Australian rules footballer

Michael Thomson (born 26 November 1961) is a former Australian rules footballer who played with Essendon and Richmond in the Victorian/Australian Football League (VFL/AFL).

Recruited locally, Thomson's career at Essendon coincided one of the club's most successful decades and as a result he found it difficult to command regular selection. He played ten games in 1981, his first season, which included an elimination final. In the opening round of the 1982 season he kicked five goals against Footscray but made just two further appearances that year. He participated in the Essendon reserves premiership in 1983 and put in some good performances in the seniors, including having 42 disposals and kicking three goals in a win over St Kilda. In 1984 he didn't play a single game and a shoulder injury restricted him to just six appearances in 1985, missing out on both of Essendon's premierships.

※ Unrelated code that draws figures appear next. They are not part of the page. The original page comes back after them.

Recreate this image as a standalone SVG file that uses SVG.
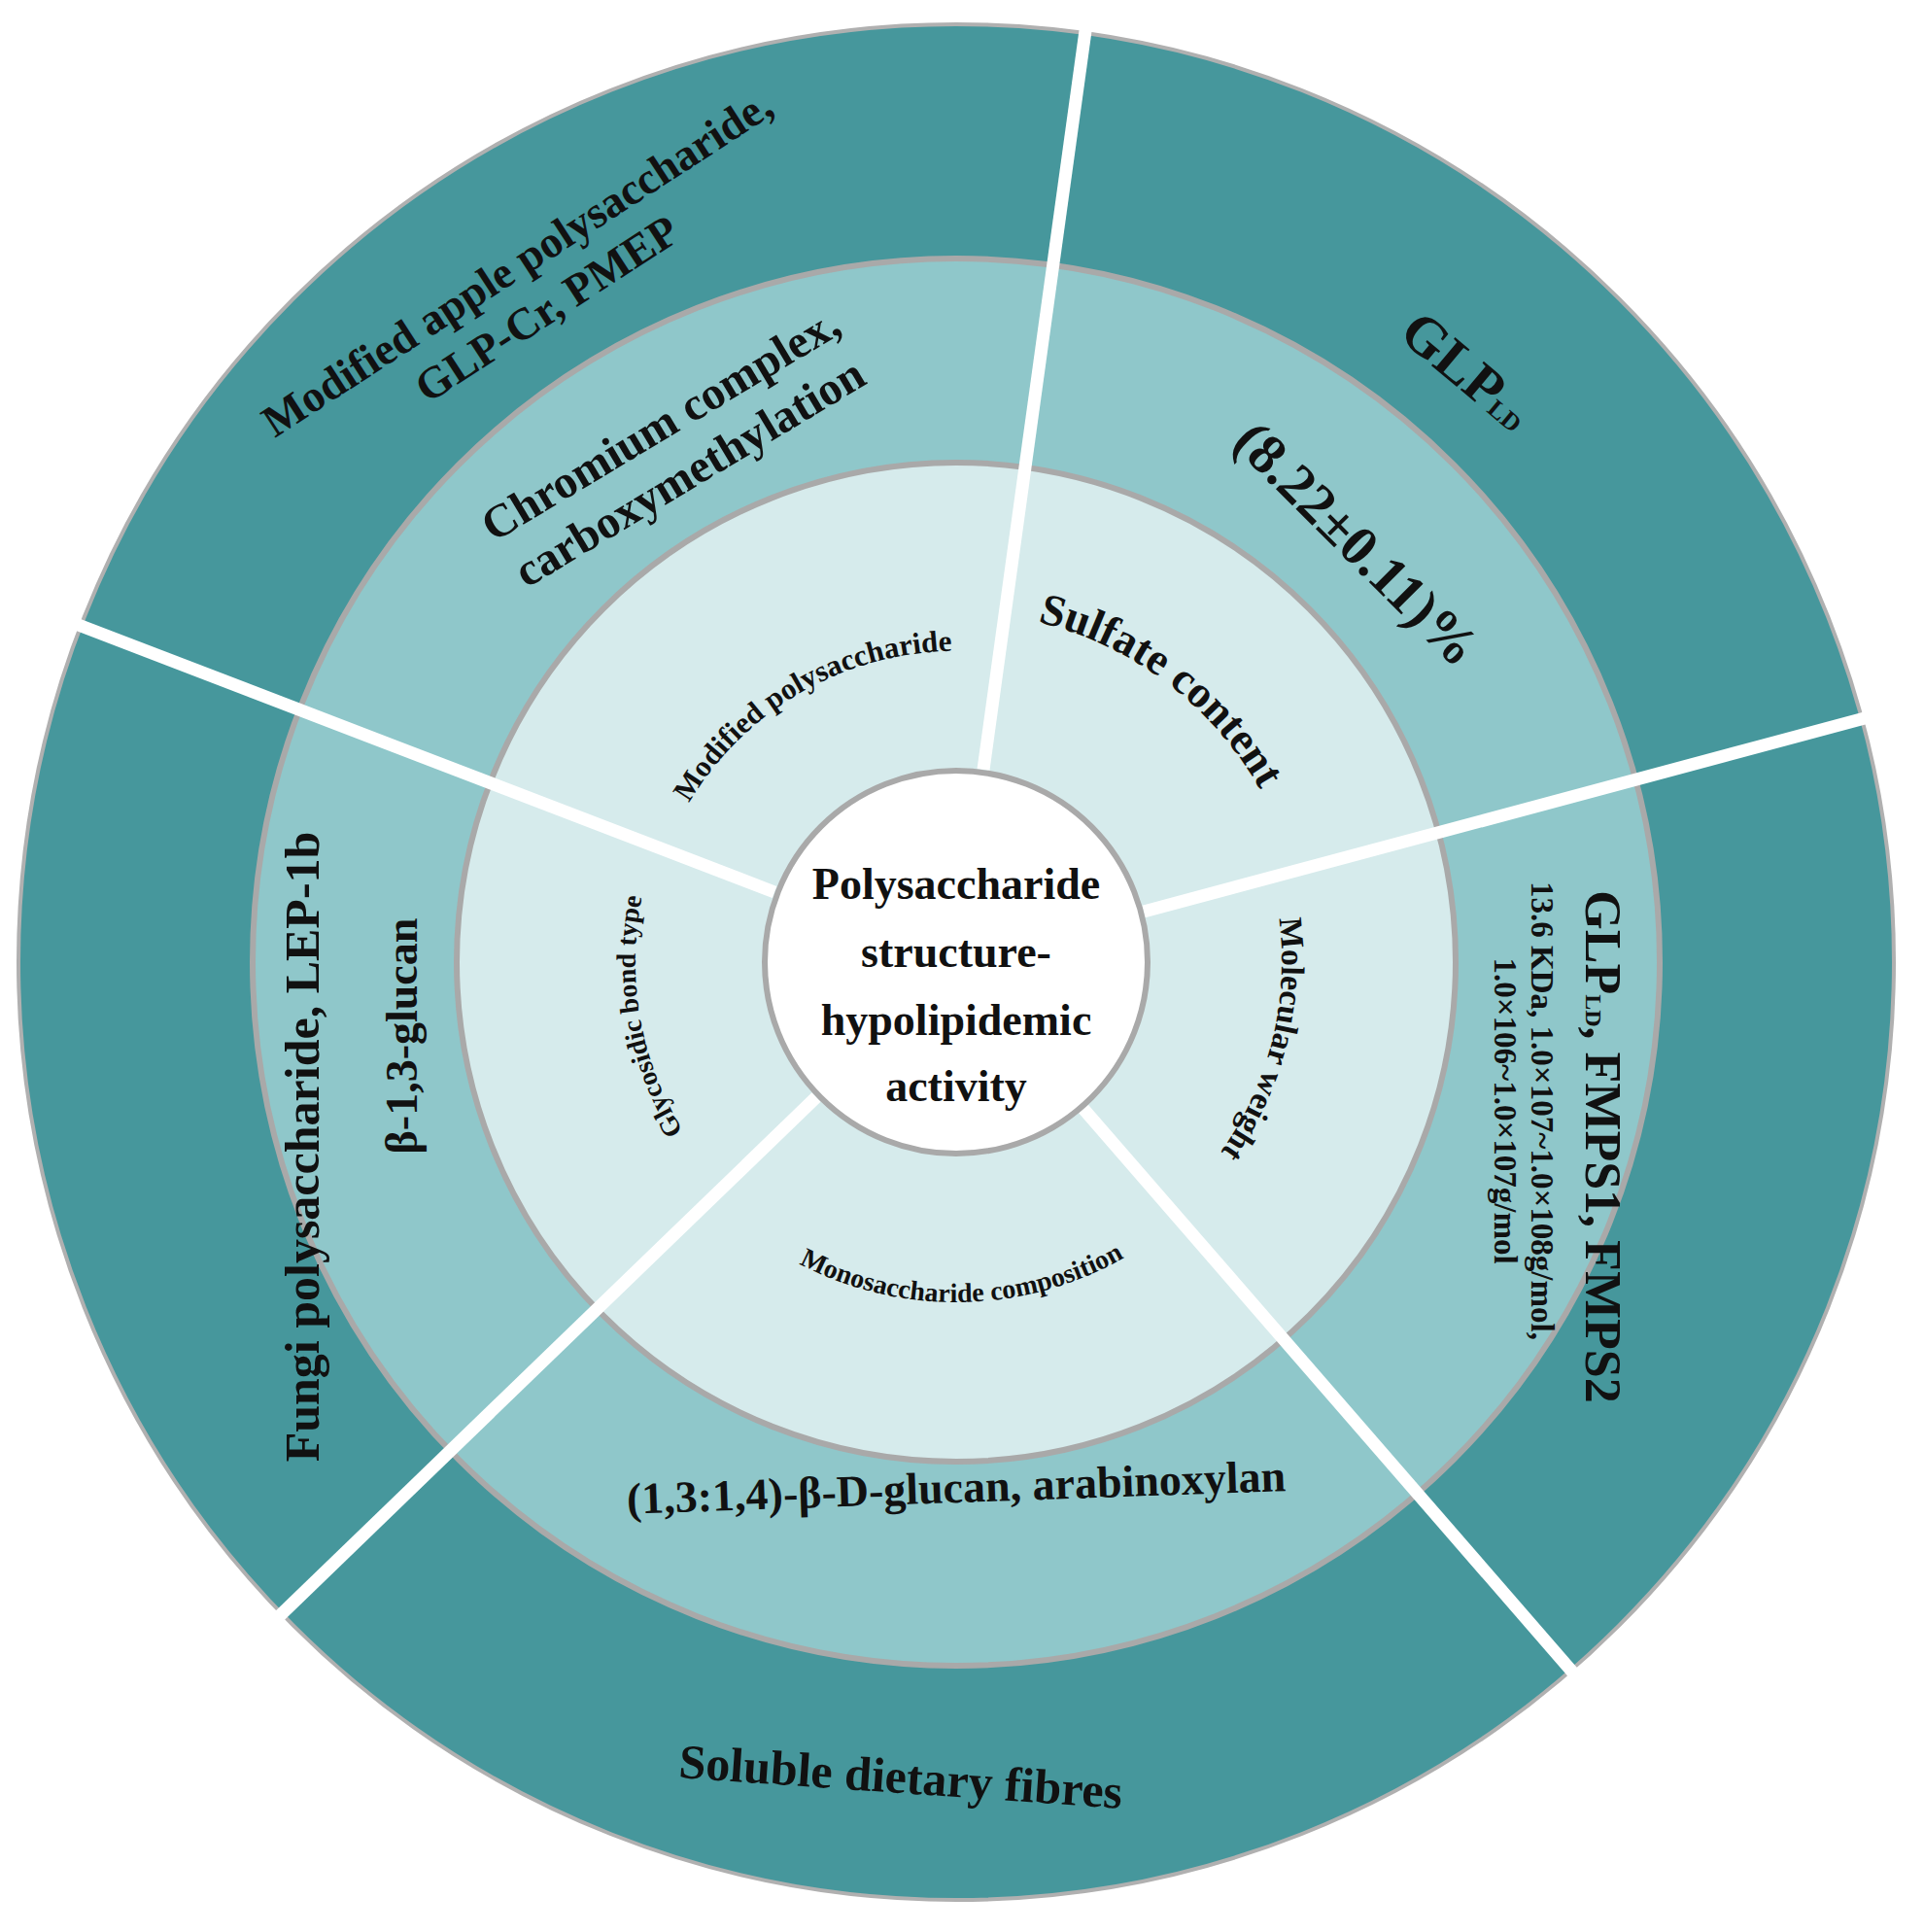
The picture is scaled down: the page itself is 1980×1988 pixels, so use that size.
<svg xmlns="http://www.w3.org/2000/svg" xmlns:xlink="http://www.w3.org/1999/xlink" width="1980" height="1988" viewBox="0 0 1980 1988">
<style>
text{font-family:"Liberation Serif","Times New Roman",serif;font-weight:bold;fill:#111}
.sep{stroke:#fff;stroke-width:13;stroke-linecap:butt}
</style>
<defs>
<path id="p1" d="M669,934 A320,320 0 0 1 1093,689"/>
<path id="p2" d="M903,639 A360,360 0 0 1 1343,971"/>
<path id="p3" d="M1255,793 A335,335 0 0 1 1131,1291"/>
<path id="p4" d="M819,1276 A330,330 0 0 1 731,778"/>
<path id="p5" d="M720,1220 A350,350 0 0 0 1256,1210"/>
</defs>
<rect width="1980" height="1988" fill="#fff"/>
<g id="rings">
<circle cx="984" cy="990" r="965" fill="#46979c" stroke="#b0b0b0" stroke-width="4"/>
<circle cx="984" cy="990" r="724" fill="#8fc7ca" stroke="#a9a9a9" stroke-width="6"/>
<circle cx="984" cy="990" r="514" fill="#d6ebec" stroke="#a9a9a9" stroke-width="6"/>
</g>
<g id="connectors">
<line class="sep" x1="1012" y1="792" x2="1120" y2="10"/>
<line class="sep" x1="1177" y1="938" x2="1945" y2="732"/>
<line class="sep" x1="1115" y1="1141" x2="1630" y2="1734"/>
<line class="sep" x1="840" y1="1129" x2="275" y2="1675"/>
<line class="sep" x1="797" y1="918" x2="65" y2="637"/>
</g>
<g id="center">
<circle cx="984" cy="990" r="197" fill="#fff" stroke="#a9a9a9" stroke-width="6"/>
<text text-anchor="middle" font-size="46"><tspan x="984" y="925">Polysaccharide</tspan><tspan x="984" y="995">structure-</tspan><tspan x="984" y="1065">hypolipidemic</tspan><tspan x="984" y="1133">activity</tspan></text>
</g>
<g id="seg-modified">
<text font-size="31"><textPath href="#p1" xlink:href="#p1" startOffset="50%" text-anchor="middle">Modified polysaccharide</textPath></text>
<text transform="translate(692,457) rotate(-31)" text-anchor="middle" font-size="48"><tspan x="0" y="-8">Chromium complex,</tspan><tspan x="0" y="50">carboxymethylation</tspan></text>
<text transform="translate(546,292) rotate(-33)" text-anchor="middle" font-size="46"><tspan x="0" y="-10">Modified apple polysaccharide,</tspan><tspan x="0" y="46">GLP-Cr, PMEP</tspan></text>
</g>
<g id="seg-sulfate">
<text font-size="46"><textPath href="#p2" xlink:href="#p2" startOffset="50%" text-anchor="middle">Sulfate content</textPath></text>
<text transform="translate(1397,559) rotate(45)" text-anchor="middle" font-size="58" y="20">(8.22±0.11)%</text>
<text transform="translate(1510,381) rotate(40)" text-anchor="middle" font-size="58" y="20">GLP<tspan font-size="26">LD</tspan></text>
</g>
<g id="seg-mw">
<text font-size="34"><textPath href="#p3" xlink:href="#p3" startOffset="50%" text-anchor="middle">Molecular weight</textPath></text>
<text transform="translate(1568,1143) rotate(90)" text-anchor="middle" font-size="33"><tspan x="0" y="-8">13.6 KDa, 1.0×107~1.0×108g/mol,</tspan><tspan x="0" y="30">1.0×106~1.0×107g/mol</tspan></text>
<text transform="translate(1650,1180) rotate(90)" text-anchor="middle" font-size="52" y="18">GLP<tspan font-size="24">LD</tspan>, FMPS1, FMPS2</text>
</g>
<g id="seg-mono">
<text font-size="28"><textPath href="#p5" xlink:href="#p5" startOffset="50%" text-anchor="middle">Monosaccharide composition</textPath></text>
<text transform="translate(984,1530) rotate(-2)" text-anchor="middle" font-size="46" y="16">(1,3:1,4)-β-D-glucan, arabinoxylan</text>
<text transform="translate(927,1828) rotate(4)" text-anchor="middle" font-size="50" y="17">Soluble dietary fibres</text>
</g>
<g id="seg-glyco">
<text font-size="28"><textPath href="#p4" xlink:href="#p4" startOffset="50%" text-anchor="middle">Glycosidic bond type</textPath></text>
<text transform="translate(413,1066) rotate(-90)" text-anchor="middle" font-size="46" y="16">β-1,3-glucan</text>
<text transform="translate(311,1180) rotate(-90)" text-anchor="middle" font-size="50" y="17">Fungi polysaccharide, LEP-1b</text>
</g>
</svg>
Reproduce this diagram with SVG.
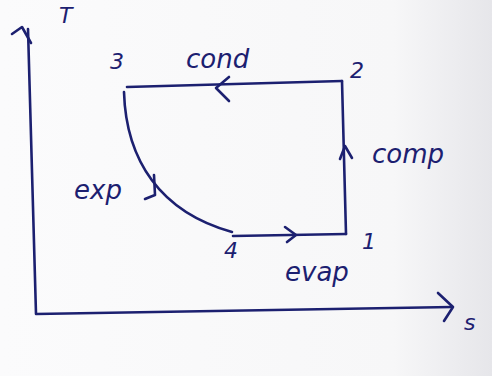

Thomson, a utility, was used mostly in the back pocket and as a wingman over the course of his career. He was granted a clearance to Richmond in 1987 and was a regular fixture in the team that year, averaging 18 disposals. After adding a 24 more games to his tally over the next three season, Thomson left Richmond.

He is the former husband of radio personality Brigitte Duclos.